Le risque n’étant pas autre chose qu’un raisonnement sur le futur, la question est alors posée de savoir comment raisonner sur des potentialités nouvelles qui par manque de retour d’expérience ne sont pas toutes connues. Le recours à la méthode du risque présentée au point II permet généralement d’avancer assez sûrement sur les sujets dont on est assuré de connaître des données nombreuses et significatives grâce à l’expérience du temps. Mais il est très insuffisant face à des domaines inconnus. D’où la nécessité de prolonger l’analyse traditionnelle par une analyse spéculative fondée sur des hypothèses, des scenarii et des croisements analogiques. Si la mémoire du passé et l’observation du présent sont utiles et nécessaires elles ne suffisent plus en présence d’innovations très « nouvelles » et l’imagination doit venir en complément.

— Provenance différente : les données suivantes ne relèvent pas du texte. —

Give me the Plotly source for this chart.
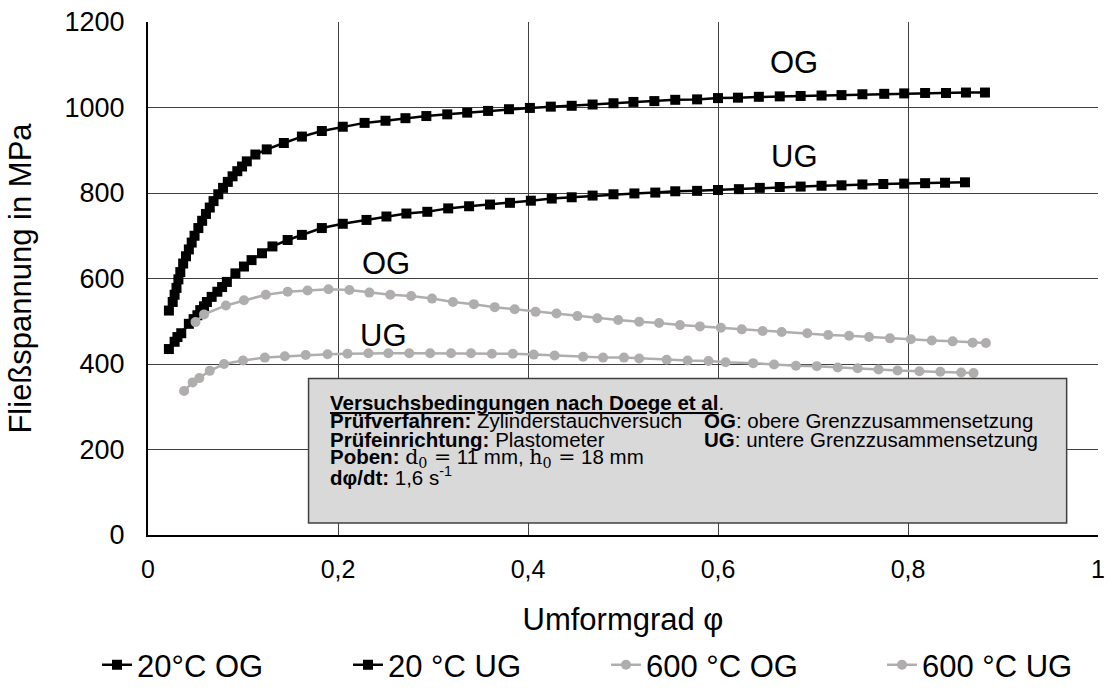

Mémoire, observation et imagination sont les fonctions clés de l’intelligence pour la maîtrise des risques. Cette trilogie commande tout le processus d’analyse. Face à des technologies éprouvées pour lesquelles la mémoire est source de nombreux enseignements, l’observation est facilitée. L’imagination est alors souvent méprisée. Mais lorsque la nouveauté n’a pas d’autre support mémoriel qu’analogique, le présent est souvent inconnu. La part de l’imagination est alors fondamentale. C’est elle qui va permettre de proposer des modèles que l’on appelle aussi des scenarii pour le futur.
On en déduira des informations utiles, bien que non déterminantes, au double point de vue de la probabilité de survenance d’un événement causal et de la quantification de ses effets dans les temps courts et les temps longs. Malgré la faiblesse de leur information, les pouvoirs publics et les responsables économiques, parmi eux les assureurs, ont cependant des décisions à prendre. Il est certain que le risque majeur le plus élevé sera alors celui qui présente une grande probabilité et une potentialité dommageable très élevée. Mais que dire du risque à très faible probabilité et à très forte potentialité dommageable ? Ou à l’inverse d’un risque à très forte probabilité et à très faible potentialité ? Le piège du risque est dans ces secondes alternatives. C’est d’elles que peut naître le risque majeur.